Taraftar baskısı olmazsa işler değişir belki dedik ama yine değişmedi. Ev sahibinin oyuna fırtına gibi başladığı final serisi maçlarının bir yenisi de dün akşam Abdi İpekçi’de sergilendi. 12-2 ile girdi Galatasaray maça, herşey istediği gibiydi. Ancak maçı onlara kazandıran, 4. çeyreğin 7 dakikasındaki 18-3’lük seriydi. Yani iki periyot başındaki toplam 10 dakikada tam 30-5’lik üstünlük bulmuştu Galatasaray, bu bir maçı kazanmak için fazlasıyla yeterliydi.
Fenerbahçe Ülker gibi bir takımın böyle büyük seriler yemesi garip gibi gelse de, sezon başından bu yana yaşanan oyun kurucu sıkıntısının, deplasmanda temponun kontrol edilmesi gereken dakikalarda doruğa çıkması, bunu normalleştirdi. Üstüne üstlük, kendisi için çok önemli iki nokta olan uzunlardan alınacak katkı ve savunma kaynaklı hızlı hücum sayıları da
beklentinin çok altındaydı Fenerbahçe’de, bu şartlarda kazanmak çok
zordu Abdi İpekçi’de.
Kazanmak için Ender de yokken mutlaka Arroyo’nun iyi oyununa, dışarıdan atılacak şutlara ihtiyaç duyan Galatasaray cephesinde ise beklentiler fazlasıyla karşılanmış, Markoishivili ile başlayan şut bombardımanı, Erceg ve Cenk ile daha da anlam kazanmıştı. Aynı anda 3 keskin şutör ile sahada kalınca sarı-kırmızılı ekip, hem Fenerbahçe’nin yardımları sekteye uğradı, hem de kriz anlarında mutlaka bir tanesi öne çıktı. Ancak Bonsu’ya da ayrı bir paragraf açmak lazım.

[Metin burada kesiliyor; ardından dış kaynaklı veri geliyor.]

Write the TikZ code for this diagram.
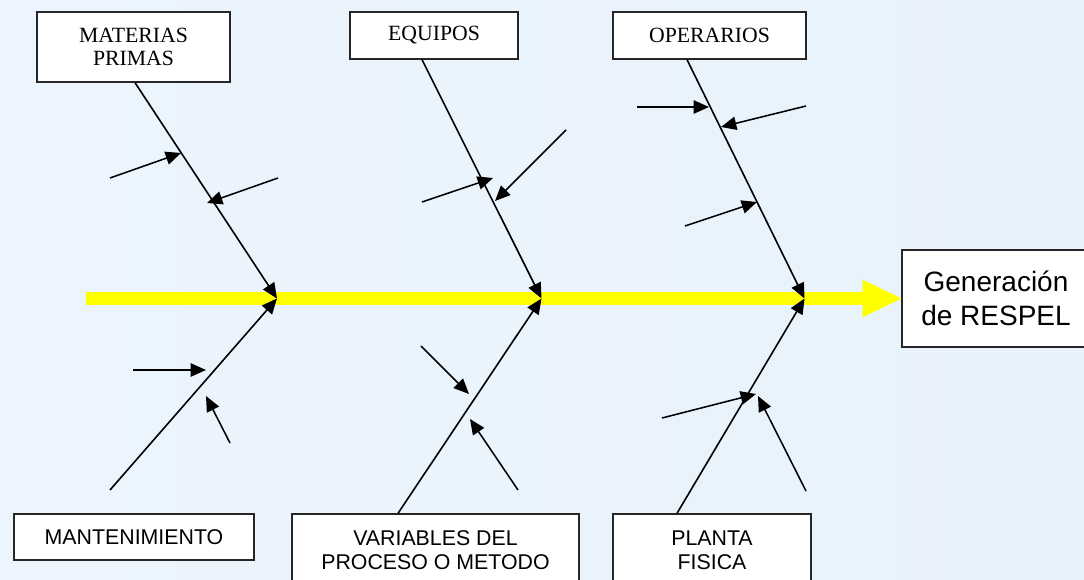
\documentclass[tikz,border=0pt]{standalone}
\usepackage{fontspec}
\setmainfont{Liberation Serif}
\setsansfont{Liberation Sans}
\usetikzlibrary{arrows.meta,calc}
\definecolor{bgleft}{RGB}{236,245,253}
\definecolor{bgmid}{RGB}{241,249,254}
\definecolor{bgright}{RGB}{232,242,252}
\definecolor{spineyellow}{RGB}{255,255,0}

\begin{document}
\begin{tikzpicture}[x=0.75pt, y=-0.75pt,
  topbox/.style={draw=black!85, line width=1pt, fill=white, align=center, inner sep=0pt,
    font=\fontsize{16.3}{17}\selectfont},
  botbox/.style={draw=black!85, line width=1pt, fill=white, align=center, inner sep=0pt,
    font=\sffamily\fontsize{16}{18}\selectfont},
  bone/.style={-{Triangle[length=11.5pt, width=10pt]}, line width=1.2pt},
  sub/.style={-{Triangle[length=11.5pt, width=10pt]}, line width=1.15pt},
  spine/.style={-{Triangle[length=29pt, width=28pt, line width=0.01pt]}, line width=9.75pt, draw=spineyellow}
]
  \useasboundingbox (0,0) rectangle (1084,580);
  \shade[left color=bgleft, middle color=bgmid, right color=bgright] (0,0) rectangle (1084,580);

  % causes
  \node[topbox, minimum width=193*0.75pt, minimum height=70*0.75pt] (mat) at (133.5,47) {MATERIAS\\PRIMAS};
  \node[topbox, minimum width=168*0.75pt, minimum height=47*0.75pt] (equ) at (434,35.5) {EQUIPOS};
  \node[topbox, minimum width=193*0.75pt, minimum height=47*0.75pt] (ope) at (709.5,35.5) {OPERARIOS};
  \node[botbox, minimum width=240*0.75pt, minimum height=46*0.75pt] (man) at (134,537) {MANTENIMIENTO};
  \node[botbox, minimum width=287*0.75pt, minimum height=72*0.75pt] (var) at (435.5,550) {VARIABLES DEL\\PROCESO O METODO};
  \node[botbox, minimum width=198*0.75pt, minimum height=72*0.75pt] (pla) at (712,550) {PLANTA\\FISICA};

  % effect
  \node[botbox, font=\sffamily\fontsize{21}{25.5}\selectfont,
    minimum width=188*0.75pt, minimum height=97*0.75pt] (gen) at (996,298.5) {Generación\\de RESPEL};

  \coordinate (s0) at (86,298.5);
  \coordinate (j1) at (277,298.5);
  \coordinate (j2) at (541.5,298.5);
  \coordinate (j3) at (804.5,298.5);
  \coordinate (n0) at (110,490);

  \draw[spine] (s0) -- (gen.west);

  \draw[bone] ($(mat.south)+(1.5,0)$) -- (j1);
  \draw[bone] ($(equ.south)+(-12,0)$) -- (j2);
  \draw[bone] ($(ope.south)+(-22.5,0)$) -- (j3);
  \draw[bone] (n0) -- (j1);
  \draw[bone] ($(var.north)+(-37.5,0)$) -- (j2);
  \draw[bone] ($(pla.north)+(-35,0)$) -- (j3);

  % sub causes
  \coordinate (m1a) at (110,178); \coordinate (m1b) at (181,153);
  \coordinate (m2a) at (278,178); \coordinate (m2b) at (207,203);
  \coordinate (e1a) at (422,202); \coordinate (e1b) at (493,178);
  \coordinate (e2a) at (566,130); \coordinate (e2b) at (495,201);
  \coordinate (o1a) at (637,107); \coordinate (o1b) at (709,107);
  \coordinate (o2a) at (806,106); \coordinate (o2b) at (721,127);
  \coordinate (o3a) at (685,226); \coordinate (o3b) at (757,202);
  \coordinate (n1a) at (133,370); \coordinate (n1b) at (206,370);
  \coordinate (n2a) at (230,443); \coordinate (n2b) at (206,396);
  \coordinate (v1a) at (421,346); \coordinate (v1b) at (469,394);
  \coordinate (v2a) at (518,490); \coordinate (v2b) at (470,419);
  \coordinate (p1a) at (662,418); \coordinate (p1b) at (756,394);
  \coordinate (p2a) at (806,491); \coordinate (p2b) at (758,396);

  \draw[sub] (m1a) -- (m1b);
  \draw[sub] (m2a) -- (m2b);
  \draw[sub] (e1a) -- (e1b);
  \draw[sub] (e2a) -- (e2b);
  \draw[sub] (o1a) -- (o1b);
  \draw[sub] (o2a) -- (o2b);
  \draw[sub] (o3a) -- (o3b);
  \draw[sub] (n1a) -- (n1b);
  \draw[sub] (n2a) -- (n2b);
  \draw[sub] (v1a) -- (v1b);
  \draw[sub] (v2a) -- (v2b);
  \draw[sub] (p1a) -- (p1b);
  \draw[sub] (p2a) -- (p2b);
\end{tikzpicture}
\end{document}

Aslında Markoishvili’nin faul problemi ve Ersin’in çok kötü gününde olması nedeniyle süresi arttı Bonsu’nun ama hem savunması, hem de hücumda ribauntlarıyla 18-3’lük serinin kahramanlarındandı. Böylesine büyük serilerde Fenerbahçe’nin daha önceki maçlarda oyunu düzenden çıkarmak adına 4 kısaya döndüğüne ve bundan da sonuç aldığına şahit olmuştuk ama bu kez Obradovic son 3 dakikaya kadar bekledi hamle için... O hamle yine sonuç verdi, Fenerbahçe maça ortak olmak için umutlarını yeşertti ama hem süre yetmedi, hem de Galatasaray serbest atış çizgisinde iyi bir performans gösterip işi bitirdi.
Bir söz de taraftara. Galatasaray seyircisi, dün takımlarını büyük bir destekten mahrum bıraktı. Peki maç kaybedilseydi sorumlusu kim olacaktı? Gerçi pek değişen bir şey de yoktu hani... Tribünde özellikle bench arkalarındaki bölümde yer alan ‘kadın ve çocuk’lar da küfürlü tezahüratlarla erkekleri aratmadı!
Şimdi her şey, son maça kaldı. Uzun süredir basketbol böylesine büyük bir heyecan yaşamamıştı. Tek dileğimiz, en azından serinin son maçında, sadece basketbolun konuşulması, iki takımın yönetimlerinin de sorumluluklarının farkına varması.